**WORKING DATA**
——

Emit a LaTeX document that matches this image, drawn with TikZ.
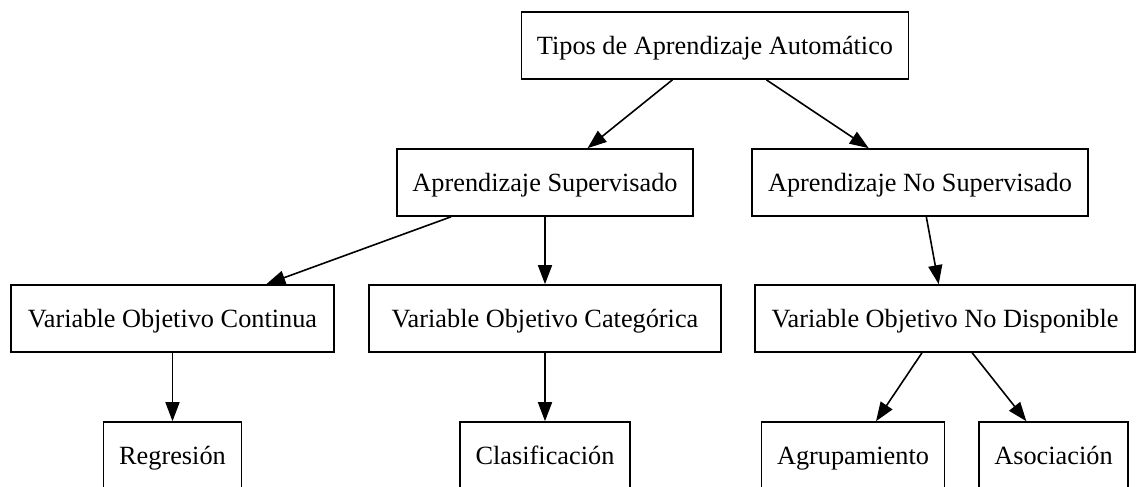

——

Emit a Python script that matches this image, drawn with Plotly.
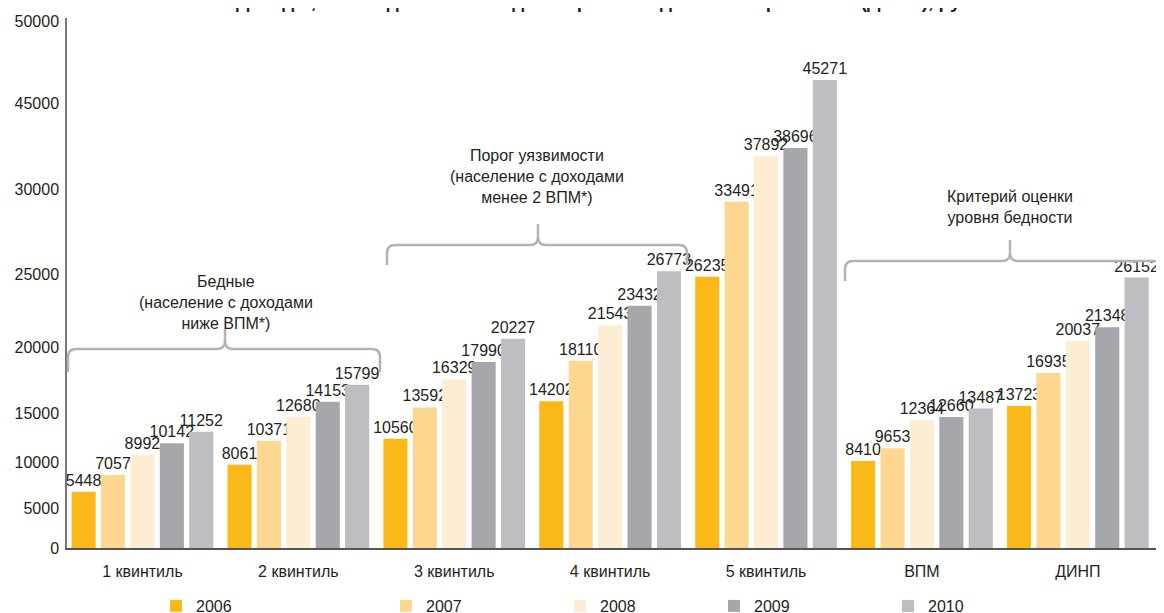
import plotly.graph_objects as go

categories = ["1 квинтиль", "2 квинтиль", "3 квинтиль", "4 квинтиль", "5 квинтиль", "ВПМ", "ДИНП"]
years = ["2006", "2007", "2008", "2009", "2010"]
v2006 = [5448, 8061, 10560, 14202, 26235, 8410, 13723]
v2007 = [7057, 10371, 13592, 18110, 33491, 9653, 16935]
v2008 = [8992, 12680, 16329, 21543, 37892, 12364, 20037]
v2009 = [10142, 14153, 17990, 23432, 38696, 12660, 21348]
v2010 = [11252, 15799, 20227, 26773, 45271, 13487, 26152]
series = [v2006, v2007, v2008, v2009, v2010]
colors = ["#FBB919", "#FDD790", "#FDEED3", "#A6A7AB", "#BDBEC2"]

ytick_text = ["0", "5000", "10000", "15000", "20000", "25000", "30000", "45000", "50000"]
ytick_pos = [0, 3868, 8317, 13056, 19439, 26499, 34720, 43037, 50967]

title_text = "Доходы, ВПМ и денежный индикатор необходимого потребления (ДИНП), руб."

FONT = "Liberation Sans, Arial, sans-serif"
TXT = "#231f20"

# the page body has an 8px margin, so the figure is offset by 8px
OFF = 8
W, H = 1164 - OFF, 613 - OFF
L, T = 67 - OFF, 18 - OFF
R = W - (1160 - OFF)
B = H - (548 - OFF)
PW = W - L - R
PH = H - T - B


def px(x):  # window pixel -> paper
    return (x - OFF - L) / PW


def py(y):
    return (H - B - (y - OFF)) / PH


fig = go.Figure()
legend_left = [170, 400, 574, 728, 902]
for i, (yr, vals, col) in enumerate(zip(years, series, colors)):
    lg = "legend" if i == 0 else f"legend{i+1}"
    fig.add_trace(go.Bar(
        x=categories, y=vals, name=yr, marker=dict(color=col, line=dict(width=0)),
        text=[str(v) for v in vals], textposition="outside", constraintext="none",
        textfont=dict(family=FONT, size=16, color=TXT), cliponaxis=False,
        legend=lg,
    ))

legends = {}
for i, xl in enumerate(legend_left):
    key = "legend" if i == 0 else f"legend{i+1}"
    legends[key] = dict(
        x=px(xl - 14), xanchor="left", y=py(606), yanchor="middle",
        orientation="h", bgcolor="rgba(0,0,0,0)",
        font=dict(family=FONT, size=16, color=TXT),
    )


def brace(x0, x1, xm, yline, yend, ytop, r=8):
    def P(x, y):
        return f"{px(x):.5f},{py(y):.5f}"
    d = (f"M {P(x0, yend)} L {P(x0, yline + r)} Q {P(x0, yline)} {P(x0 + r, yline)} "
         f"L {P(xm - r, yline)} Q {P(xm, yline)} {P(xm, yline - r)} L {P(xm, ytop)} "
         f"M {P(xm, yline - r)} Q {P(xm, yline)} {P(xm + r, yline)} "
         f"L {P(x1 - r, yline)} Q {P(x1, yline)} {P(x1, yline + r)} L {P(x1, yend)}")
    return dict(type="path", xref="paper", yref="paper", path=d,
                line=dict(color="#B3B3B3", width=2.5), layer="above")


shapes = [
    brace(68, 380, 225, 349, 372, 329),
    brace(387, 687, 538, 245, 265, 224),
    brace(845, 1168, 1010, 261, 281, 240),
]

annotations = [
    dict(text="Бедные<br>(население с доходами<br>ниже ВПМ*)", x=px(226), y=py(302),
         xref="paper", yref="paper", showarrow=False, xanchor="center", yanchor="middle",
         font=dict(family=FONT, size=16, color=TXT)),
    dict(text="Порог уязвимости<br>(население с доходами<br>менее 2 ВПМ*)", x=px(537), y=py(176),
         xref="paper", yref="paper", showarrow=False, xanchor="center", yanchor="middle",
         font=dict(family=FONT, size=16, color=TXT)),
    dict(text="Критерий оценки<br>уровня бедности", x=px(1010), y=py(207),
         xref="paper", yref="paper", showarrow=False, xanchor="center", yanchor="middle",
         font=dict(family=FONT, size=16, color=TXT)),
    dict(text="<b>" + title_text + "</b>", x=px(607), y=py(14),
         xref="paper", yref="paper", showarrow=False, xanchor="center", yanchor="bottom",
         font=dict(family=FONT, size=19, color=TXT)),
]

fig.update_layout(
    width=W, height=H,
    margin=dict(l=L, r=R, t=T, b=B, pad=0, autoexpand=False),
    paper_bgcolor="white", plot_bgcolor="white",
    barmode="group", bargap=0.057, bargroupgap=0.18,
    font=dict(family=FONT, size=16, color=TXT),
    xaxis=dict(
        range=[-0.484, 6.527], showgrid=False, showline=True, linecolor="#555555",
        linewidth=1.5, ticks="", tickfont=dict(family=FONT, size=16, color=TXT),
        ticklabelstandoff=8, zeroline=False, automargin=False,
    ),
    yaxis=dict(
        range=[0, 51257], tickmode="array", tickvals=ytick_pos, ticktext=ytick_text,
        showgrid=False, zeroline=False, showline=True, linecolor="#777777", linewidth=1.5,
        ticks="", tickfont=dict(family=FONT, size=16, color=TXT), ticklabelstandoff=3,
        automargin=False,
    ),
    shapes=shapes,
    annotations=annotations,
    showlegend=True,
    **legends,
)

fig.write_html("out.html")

——

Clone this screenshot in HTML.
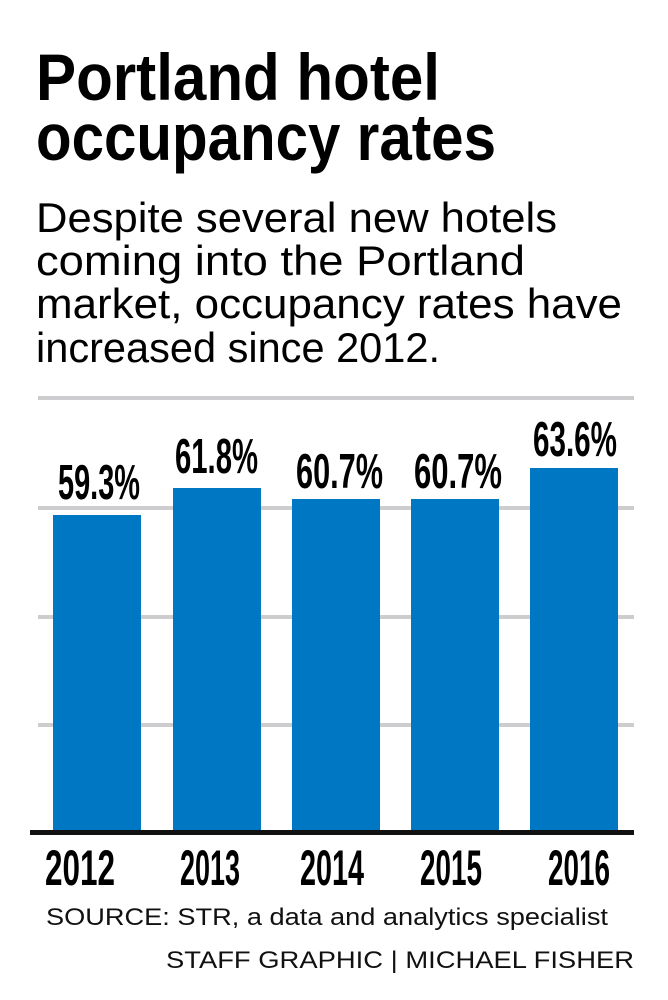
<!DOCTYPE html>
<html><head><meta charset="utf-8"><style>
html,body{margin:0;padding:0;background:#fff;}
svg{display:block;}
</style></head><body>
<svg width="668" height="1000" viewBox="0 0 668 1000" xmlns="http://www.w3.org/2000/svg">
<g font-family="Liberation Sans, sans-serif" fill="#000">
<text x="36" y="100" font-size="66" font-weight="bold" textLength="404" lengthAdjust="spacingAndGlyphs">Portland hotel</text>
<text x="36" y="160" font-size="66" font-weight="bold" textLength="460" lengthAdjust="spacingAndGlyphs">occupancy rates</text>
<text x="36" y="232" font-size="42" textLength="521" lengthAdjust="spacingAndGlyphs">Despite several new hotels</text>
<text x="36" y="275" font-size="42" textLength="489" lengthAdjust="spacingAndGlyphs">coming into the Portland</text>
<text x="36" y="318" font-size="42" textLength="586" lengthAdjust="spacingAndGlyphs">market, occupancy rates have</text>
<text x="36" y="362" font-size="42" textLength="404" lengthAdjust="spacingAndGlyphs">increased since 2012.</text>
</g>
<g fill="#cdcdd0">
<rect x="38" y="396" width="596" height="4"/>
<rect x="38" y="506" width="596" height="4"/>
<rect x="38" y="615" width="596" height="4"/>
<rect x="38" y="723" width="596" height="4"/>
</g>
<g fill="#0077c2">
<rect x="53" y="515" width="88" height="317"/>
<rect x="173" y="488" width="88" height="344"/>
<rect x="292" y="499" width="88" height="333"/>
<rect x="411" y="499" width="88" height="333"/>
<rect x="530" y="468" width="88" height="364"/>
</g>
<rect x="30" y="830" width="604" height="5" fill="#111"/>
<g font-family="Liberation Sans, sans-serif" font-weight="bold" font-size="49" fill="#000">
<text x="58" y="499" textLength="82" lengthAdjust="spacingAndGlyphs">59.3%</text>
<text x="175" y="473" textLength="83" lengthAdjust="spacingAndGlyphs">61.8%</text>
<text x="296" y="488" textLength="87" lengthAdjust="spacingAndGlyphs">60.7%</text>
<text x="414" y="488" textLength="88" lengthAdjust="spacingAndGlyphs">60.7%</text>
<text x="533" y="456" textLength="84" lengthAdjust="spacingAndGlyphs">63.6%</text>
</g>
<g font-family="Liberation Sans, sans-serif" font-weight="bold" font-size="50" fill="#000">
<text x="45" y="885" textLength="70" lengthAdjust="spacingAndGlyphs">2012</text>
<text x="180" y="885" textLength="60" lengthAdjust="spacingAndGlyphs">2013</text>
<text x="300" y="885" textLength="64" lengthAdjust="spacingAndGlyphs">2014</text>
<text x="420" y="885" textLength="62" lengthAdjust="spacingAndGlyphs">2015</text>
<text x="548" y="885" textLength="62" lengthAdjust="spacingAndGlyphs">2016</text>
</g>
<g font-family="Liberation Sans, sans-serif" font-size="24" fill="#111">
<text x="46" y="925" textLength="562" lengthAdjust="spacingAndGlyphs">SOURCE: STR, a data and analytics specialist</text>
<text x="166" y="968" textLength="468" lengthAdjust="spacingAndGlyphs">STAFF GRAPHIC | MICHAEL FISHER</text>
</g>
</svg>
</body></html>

——

**YOUR OBJECTIVE**
Take the stretch from the line containing "Emit a Python" through the line containing "import plotly.graph_objects as go" and reproduce it exactly, both ends included. Omit the pictures.

**CORRECT OUTPUT**
Emit a Python script that matches this image, drawn with Plotly.
import plotly.graph_objects as go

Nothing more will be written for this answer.